The charges include a 10-year, interest-bearing $46,000 loan he made to a top aide in the U.S. Attorney’s Office that he did not report on his tax return or on federal disclosure forms; millions of dollars in no-bid contracts by the U.S. Attorney’s Office, sometimes to friends and allies for compliance monitoring and other legal services; and reports that Mr. Corzine discussed his political plans to run for governor with Karl Rove, President George W. Bush’s chief political strategist, raising questions of whether he skirted Hatch Act prohibitions against federal employees engaging in political activities.
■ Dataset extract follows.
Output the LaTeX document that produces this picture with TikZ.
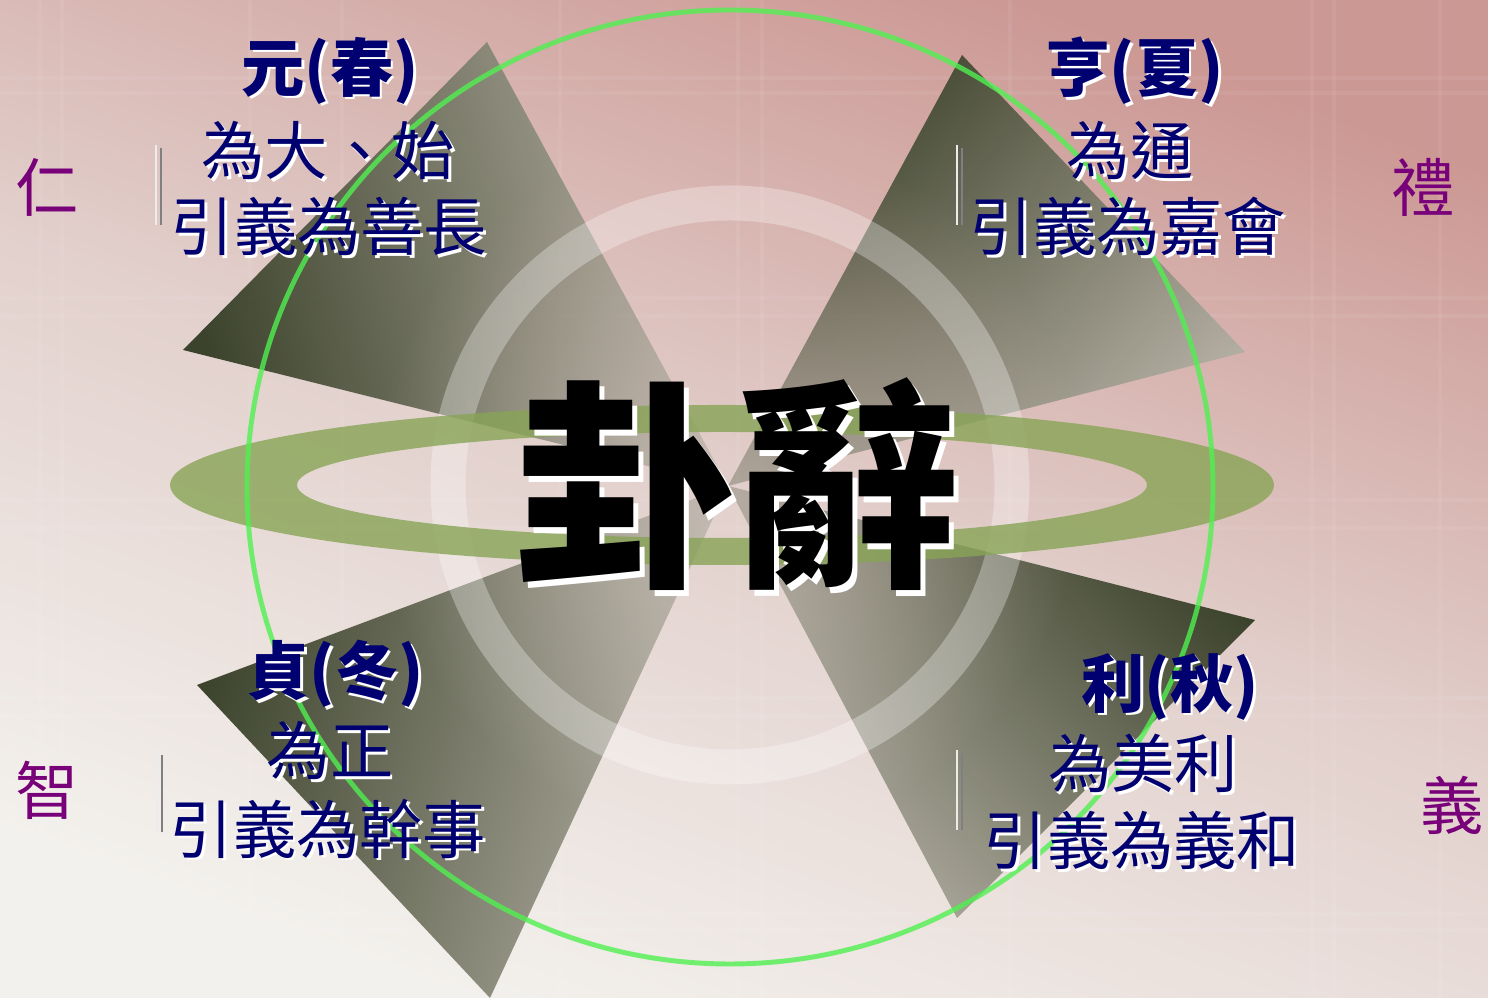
\documentclass[tikz,border=0pt]{standalone}
\usepackage{fontspec}
\newfontfamily\cjk{Noto Sans CJK TC}
\usetikzlibrary{fadings}

\definecolor{bgtop}{RGB}{204,152,148}
\definecolor{bgmid}{RGB}{226,208,204}
\definecolor{bgbot}{RGB}{243,241,237}
\definecolor{olivedark}{RGB}{52,60,36}
\definecolor{greylight}{RGB}{178,174,162}
\definecolor{bandgreen}{RGB}{136,164,86}
\definecolor{ringgreen}{RGB}{80,240,80}
\definecolor{navy}{RGB}{0,0,112}
\definecolor{plum}{RGB}{120,0,120}

\tikzfading[name=midfade, inner color=transparent!55, outer color=transparent!0]

% white drop shadow behind a text
\newcommand\shtext[2]{\rlap{\kern#1\raisebox{-#1}{\color{white}#2}}#2}

\begin{document}
\begin{tikzpicture}[x=0.01cm,y=0.01cm]
  \tikzset{season/.style={text=navy, inner sep=0pt, font=\cjk\bfseries\fontsize{18}{20}\selectfont},
    gloss/.style={text=navy, inner sep=0pt, font=\cjk\fontsize{18}{20}\selectfont},
    virtue/.style={text=plum, inner sep=0pt, font=\cjk\fontsize{18}{20}\selectfont},
    wedge/.style={top color=olivedark, bottom color=greylight, fill opacity=0.95,
      path fading=midfade, fit fading=false, fading transform={shift={(728,514)}, scale=4}},
    bar/.style={line width=0.5pt},
  }
  \useasboundingbox (0,0) rectangle (1488,998);
  \shade[top color=bgtop, bottom color=bgbot, middle color=bgmid, shading angle=-20] (0,0) rectangle (1488,998);
  %% faint plaid
  \foreach \gx in {40,62,250,342,560,738,762,1010,1312,1334,1440}
    \draw[white, opacity=0.06, line width=1.2pt] (\gx,0) -- (\gx,998);
  \foreach \gy in {68,84,282,300,470,498,682,700,905,920}
    \draw[white, opacity=0.06, line width=1.2pt] (0,\gy) -- (1488,\gy);

  \coordinate (ctr) at (728,512);
  %% four wedges
  \shade[wedge, shading angle=103] (487,956) -- (183,648) -- (ctr) -- cycle;
  \shade[wedge, shading angle=44] (962,943) -- (1245,646) -- (ctr) -- cycle;
  \shade[wedge, shading angle=75] (197,313) -- (490,0) -- (ctr) -- cycle;
  \shade[wedge, shading angle=-45] (1255,378) -- (957,80) -- (ctr) -- cycle;

  %% rings
  \draw[white, opacity=0.3, line width=0.35cm] (730,513) circle [radius=282];
  \fill[bandgreen, opacity=0.8, even odd rule] (722,513) ellipse [x radius=552, y radius=80]
    (722,513) ellipse [x radius=425, y radius=53];
  \draw[ringgreen, opacity=0.8, line width=1.4pt] (730,511) ellipse [x radius=483, y radius=477];

  %% bullet bars
  \foreach \bx/\by in {156/853,957/853,157/246,957/248}{
    \draw[bar, white!85!gray] (\bx,\by) -- ++(0,-80);
    \draw[bar, gray] (\bx+5,\by-3) -- ++(0,-77);
  }

  %% title
  \node[inner sep=0pt, font=\cjk\bfseries\fontsize{63}{70}\selectfont] (title) at (737,511) {\shtext{1.5pt}{卦辭}};

  %% seasons
  \node[season] (yuan) at (330,926) {\shtext{0.8pt}{元(春)}};
  \node[gloss] (yuan1) at (328,846) {\shtext{0.8pt}{為大、始}};
  \node[gloss] (yuan2) at (329,770) {\shtext{0.8pt}{引義為善長}};
  \node[season] (heng) at (1135,926) {\shtext{0.8pt}{亨(夏)}};
  \node[gloss] (heng1) at (1130,846) {\shtext{0.8pt}{為通}};
  \node[gloss] (heng2) at (1128,770) {\shtext{0.8pt}{引義為嘉會}};
  \node[season] (zhen) at (335,323) {\shtext{0.8pt}{貞(冬)}};
  \node[gloss] (zhen1) at (330,246) {\shtext{0.8pt}{為正}};
  \node[gloss] (zhen2) at (328,168) {\shtext{0.8pt}{引義為幹事}};
  \node[season] (li) at (1170,310) {\shtext{0.8pt}{利(秋)}};
  \node[gloss] (li1) at (1143,233) {\shtext{0.8pt}{為美利}};
  \node[gloss] (li2) at (1142,156) {\shtext{0.8pt}{引義為義和}};

  %% virtues
  \node[virtue] (ren) at (47,811) {仁};
  \node[virtue] (lii) at (1423,811) {禮};
  \node[virtue] (zhi) at (47,208) {智};
  \node[virtue] (yi) at (1452,193) {義};
\end{tikzpicture}
\end{document}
Mr. Christie publicly apologized last week for failing to report the loan on his tax returns and disclosure forms, calling it “an oversight,” and said he was amending his tax filings to reflect the additional income.

“When I make a mistake, I’m going to admit them. It was certainly nothing that I was trying to conceal or hide,” he said Wednesday in a press conference that made headlines across the state.

Though last month’s arrests across the state elevated state corruption as a paramount issue, polls say taxes remain the No. 1 issue driving voters this fall. New Jersey property taxes are the highest in the nation and Mr. Corzine has come under fire for raising taxes on wine, liquor, cigarettes and wealthy taxpayers to help balance the budget.

“Governor Corzine’s spending is out of control. Taxpayer dollars are being wasted on ineffective programs,” Mr. Christie says in his campaign ads.

Democrats counter that Mr. Corzine by state law must balance the budget and had to make difficult decisions to increase tax revenue to close the deficit gap.

“Governor Corzine is on the front lines of a global downturn, the likes of which we haven’t seen for generations. As governor you have to make hard choices to balance the budget. He’s making sure that New Jersey can recover when the economy rebounds,” said Ms. DeRose at the DGA.

“The only poll that matters is on Election Day,” said Corzine campaign spokeswoman Elizabeth Smith. “The more people learn about Christie the less they like him. Polls show that his negatives have been rising quickly.”